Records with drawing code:

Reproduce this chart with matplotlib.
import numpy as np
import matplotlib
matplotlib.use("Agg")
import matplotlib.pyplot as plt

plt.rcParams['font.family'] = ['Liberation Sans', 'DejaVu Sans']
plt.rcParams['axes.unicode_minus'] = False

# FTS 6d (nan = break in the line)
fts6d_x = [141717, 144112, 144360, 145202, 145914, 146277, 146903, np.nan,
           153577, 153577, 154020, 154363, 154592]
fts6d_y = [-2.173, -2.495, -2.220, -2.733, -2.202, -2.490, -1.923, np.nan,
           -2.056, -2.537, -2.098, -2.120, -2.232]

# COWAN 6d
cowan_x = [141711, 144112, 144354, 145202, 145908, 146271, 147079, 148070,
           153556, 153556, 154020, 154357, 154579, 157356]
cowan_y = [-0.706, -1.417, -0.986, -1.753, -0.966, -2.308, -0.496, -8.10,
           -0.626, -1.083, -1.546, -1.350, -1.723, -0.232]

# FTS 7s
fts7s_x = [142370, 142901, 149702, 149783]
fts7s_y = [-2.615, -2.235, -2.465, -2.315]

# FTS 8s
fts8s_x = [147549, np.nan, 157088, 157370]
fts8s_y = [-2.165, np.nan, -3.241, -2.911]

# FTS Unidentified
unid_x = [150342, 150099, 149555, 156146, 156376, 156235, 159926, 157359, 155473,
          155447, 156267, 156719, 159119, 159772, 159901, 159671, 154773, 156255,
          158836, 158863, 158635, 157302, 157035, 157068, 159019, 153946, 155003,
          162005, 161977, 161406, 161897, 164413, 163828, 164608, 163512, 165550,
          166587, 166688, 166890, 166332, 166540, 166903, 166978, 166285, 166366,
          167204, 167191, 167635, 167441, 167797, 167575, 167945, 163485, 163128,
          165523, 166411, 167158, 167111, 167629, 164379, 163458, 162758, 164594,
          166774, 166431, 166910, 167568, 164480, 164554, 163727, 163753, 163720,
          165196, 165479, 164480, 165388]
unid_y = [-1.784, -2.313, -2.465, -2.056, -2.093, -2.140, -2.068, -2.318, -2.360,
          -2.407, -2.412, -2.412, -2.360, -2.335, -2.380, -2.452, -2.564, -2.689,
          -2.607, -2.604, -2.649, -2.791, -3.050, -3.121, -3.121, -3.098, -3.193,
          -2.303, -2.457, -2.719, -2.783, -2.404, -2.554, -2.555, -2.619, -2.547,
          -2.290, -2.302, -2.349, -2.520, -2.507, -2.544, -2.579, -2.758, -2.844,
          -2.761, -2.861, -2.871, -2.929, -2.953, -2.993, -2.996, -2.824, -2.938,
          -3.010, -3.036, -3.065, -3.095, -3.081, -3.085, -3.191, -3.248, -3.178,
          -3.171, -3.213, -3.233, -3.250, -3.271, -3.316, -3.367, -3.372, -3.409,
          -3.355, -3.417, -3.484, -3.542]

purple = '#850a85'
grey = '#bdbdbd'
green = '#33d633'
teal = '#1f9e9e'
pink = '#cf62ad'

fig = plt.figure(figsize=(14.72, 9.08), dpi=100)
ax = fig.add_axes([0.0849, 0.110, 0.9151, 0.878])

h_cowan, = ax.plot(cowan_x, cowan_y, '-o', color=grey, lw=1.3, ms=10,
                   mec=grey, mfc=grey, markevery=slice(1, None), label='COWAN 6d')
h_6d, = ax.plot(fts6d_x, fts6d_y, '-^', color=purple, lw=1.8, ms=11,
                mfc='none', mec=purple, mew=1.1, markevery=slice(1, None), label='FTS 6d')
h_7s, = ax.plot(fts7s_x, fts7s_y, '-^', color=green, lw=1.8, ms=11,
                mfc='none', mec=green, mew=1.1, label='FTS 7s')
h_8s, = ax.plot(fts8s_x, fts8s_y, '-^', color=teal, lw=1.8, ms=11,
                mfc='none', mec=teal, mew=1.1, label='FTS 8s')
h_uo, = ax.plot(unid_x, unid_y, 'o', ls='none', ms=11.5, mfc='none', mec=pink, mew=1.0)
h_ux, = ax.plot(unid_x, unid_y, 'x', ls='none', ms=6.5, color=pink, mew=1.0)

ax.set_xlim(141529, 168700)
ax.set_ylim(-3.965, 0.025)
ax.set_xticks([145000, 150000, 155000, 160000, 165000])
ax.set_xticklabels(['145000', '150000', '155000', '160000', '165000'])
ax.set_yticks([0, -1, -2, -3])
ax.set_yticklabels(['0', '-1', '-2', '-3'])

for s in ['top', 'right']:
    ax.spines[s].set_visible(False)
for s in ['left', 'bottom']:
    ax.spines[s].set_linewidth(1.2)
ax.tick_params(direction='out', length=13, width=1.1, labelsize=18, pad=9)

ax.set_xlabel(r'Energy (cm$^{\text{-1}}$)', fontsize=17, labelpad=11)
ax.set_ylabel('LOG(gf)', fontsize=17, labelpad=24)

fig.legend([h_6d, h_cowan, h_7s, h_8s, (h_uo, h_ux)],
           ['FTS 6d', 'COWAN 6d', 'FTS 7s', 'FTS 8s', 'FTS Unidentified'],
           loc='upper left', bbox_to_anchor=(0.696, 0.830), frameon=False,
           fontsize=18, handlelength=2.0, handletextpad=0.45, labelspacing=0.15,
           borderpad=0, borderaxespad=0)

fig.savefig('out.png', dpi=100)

* * *

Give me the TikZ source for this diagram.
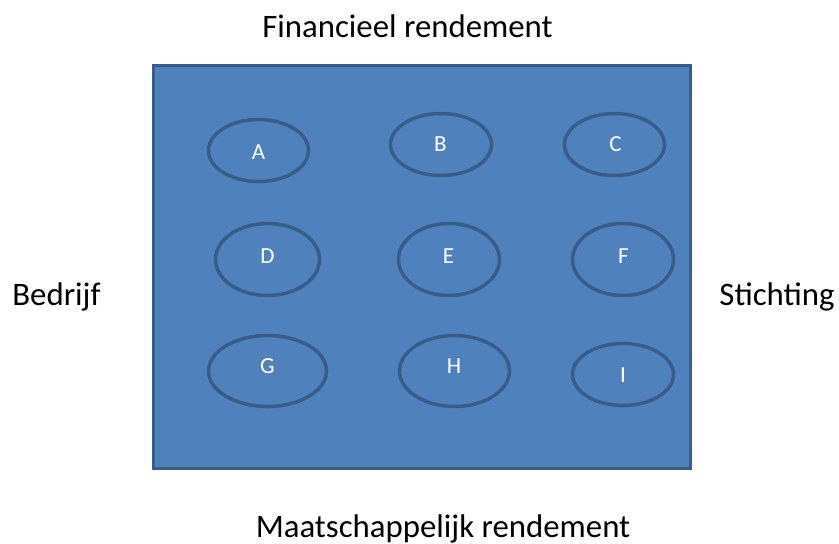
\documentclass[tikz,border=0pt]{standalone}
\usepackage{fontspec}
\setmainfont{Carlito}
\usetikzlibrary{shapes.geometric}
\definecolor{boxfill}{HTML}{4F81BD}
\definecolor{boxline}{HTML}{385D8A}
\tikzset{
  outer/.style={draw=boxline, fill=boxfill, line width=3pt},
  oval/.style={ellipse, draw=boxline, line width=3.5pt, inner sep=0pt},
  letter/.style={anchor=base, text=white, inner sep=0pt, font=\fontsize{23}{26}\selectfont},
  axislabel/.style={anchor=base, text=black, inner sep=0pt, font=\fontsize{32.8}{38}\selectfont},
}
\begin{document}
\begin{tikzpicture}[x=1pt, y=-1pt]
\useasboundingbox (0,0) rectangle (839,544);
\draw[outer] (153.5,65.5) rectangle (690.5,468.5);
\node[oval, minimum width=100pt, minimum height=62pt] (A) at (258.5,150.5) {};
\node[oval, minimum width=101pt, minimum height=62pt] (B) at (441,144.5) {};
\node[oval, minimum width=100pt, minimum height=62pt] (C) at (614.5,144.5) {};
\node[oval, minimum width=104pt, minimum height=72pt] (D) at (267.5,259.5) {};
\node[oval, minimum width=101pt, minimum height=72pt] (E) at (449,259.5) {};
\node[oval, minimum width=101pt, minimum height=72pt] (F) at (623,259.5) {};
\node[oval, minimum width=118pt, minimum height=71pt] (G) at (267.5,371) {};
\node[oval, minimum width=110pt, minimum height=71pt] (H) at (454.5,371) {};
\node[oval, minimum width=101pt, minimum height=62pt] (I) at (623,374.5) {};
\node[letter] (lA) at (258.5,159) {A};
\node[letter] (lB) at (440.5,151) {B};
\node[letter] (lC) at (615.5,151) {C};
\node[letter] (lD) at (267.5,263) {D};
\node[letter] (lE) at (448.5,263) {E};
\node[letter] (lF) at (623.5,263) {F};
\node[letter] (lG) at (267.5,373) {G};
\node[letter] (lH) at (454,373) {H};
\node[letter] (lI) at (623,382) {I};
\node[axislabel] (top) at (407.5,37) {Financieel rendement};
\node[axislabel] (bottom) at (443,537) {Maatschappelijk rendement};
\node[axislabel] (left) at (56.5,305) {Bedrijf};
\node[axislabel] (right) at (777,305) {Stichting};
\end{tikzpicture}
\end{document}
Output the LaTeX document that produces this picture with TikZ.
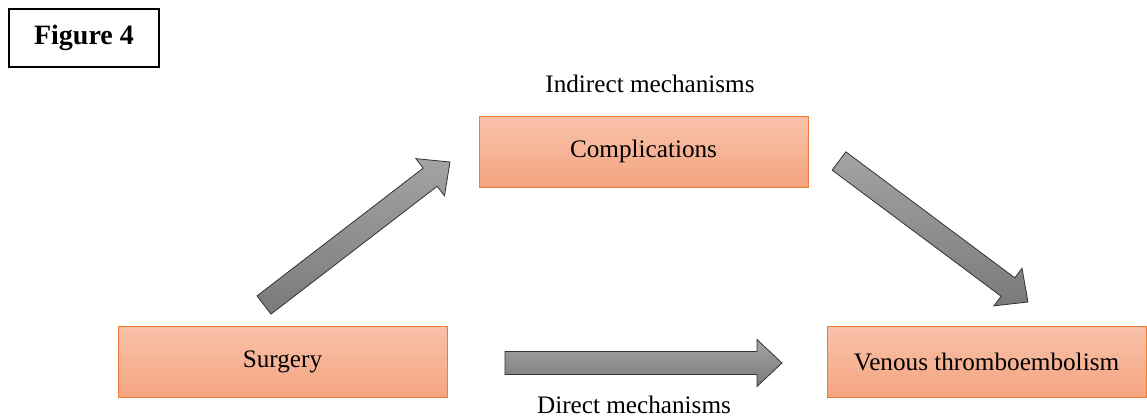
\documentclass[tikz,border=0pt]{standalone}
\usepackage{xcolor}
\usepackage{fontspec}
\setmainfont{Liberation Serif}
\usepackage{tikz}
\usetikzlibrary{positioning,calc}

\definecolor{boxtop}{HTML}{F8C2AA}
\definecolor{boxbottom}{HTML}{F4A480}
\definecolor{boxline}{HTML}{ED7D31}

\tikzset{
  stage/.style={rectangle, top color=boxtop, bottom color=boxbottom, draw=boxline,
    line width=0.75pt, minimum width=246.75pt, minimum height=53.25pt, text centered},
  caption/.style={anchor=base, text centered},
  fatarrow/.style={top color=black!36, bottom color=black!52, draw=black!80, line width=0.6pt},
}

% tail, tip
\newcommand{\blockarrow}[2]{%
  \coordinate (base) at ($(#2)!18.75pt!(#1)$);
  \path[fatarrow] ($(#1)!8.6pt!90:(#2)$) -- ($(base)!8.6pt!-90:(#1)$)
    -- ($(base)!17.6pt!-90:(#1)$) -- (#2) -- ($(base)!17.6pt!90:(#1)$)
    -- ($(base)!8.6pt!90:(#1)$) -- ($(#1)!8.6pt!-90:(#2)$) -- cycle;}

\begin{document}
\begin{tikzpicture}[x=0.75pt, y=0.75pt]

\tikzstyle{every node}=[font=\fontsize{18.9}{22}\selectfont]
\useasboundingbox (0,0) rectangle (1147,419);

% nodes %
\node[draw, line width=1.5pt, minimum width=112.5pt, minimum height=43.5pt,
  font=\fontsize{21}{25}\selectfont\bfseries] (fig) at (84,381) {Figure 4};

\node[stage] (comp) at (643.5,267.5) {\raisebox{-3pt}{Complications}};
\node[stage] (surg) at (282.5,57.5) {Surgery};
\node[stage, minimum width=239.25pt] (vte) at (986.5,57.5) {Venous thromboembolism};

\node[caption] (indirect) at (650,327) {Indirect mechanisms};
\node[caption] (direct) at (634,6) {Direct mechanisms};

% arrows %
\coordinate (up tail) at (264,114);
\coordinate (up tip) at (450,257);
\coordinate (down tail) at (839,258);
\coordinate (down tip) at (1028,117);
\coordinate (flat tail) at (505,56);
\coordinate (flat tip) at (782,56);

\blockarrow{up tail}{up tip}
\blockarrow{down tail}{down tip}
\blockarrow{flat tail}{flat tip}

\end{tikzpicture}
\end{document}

_REQUIRED WORK_
Your task is to quote exactly the lines beginning with the one that contains "Reproduce this chart with matplotlib." and ending with the one that contains "fts8s_y = [-2.165, np.nan, -3.241, -2.911]", with nothing left out or added.

_SOLVED PROBLEM_
Reproduce this chart with matplotlib.
import numpy as np
import matplotlib
matplotlib.use("Agg")
import matplotlib.pyplot as plt

plt.rcParams['font.family'] = ['Liberation Sans', 'DejaVu Sans']
plt.rcParams['axes.unicode_minus'] = False

# FTS 6d (nan = break in the line)
fts6d_x = [141717, 144112, 144360, 145202, 145914, 146277, 146903, np.nan,
           153577, 153577, 154020, 154363, 154592]
fts6d_y = [-2.173, -2.495, -2.220, -2.733, -2.202, -2.490, -1.923, np.nan,
           -2.056, -2.537, -2.098, -2.120, -2.232]

# COWAN 6d
cowan_x = [141711, 144112, 144354, 145202, 145908, 146271, 147079, 148070,
           153556, 153556, 154020, 154357, 154579, 157356]
cowan_y = [-0.706, -1.417, -0.986, -1.753, -0.966, -2.308, -0.496, -8.10,
           -0.626, -1.083, -1.546, -1.350, -1.723, -0.232]

# FTS 7s
fts7s_x = [142370, 142901, 149702, 149783]
fts7s_y = [-2.615, -2.235, -2.465, -2.315]

# FTS 8s
fts8s_x = [147549, np.nan, 157088, 157370]
fts8s_y = [-2.165, np.nan, -3.241, -2.911]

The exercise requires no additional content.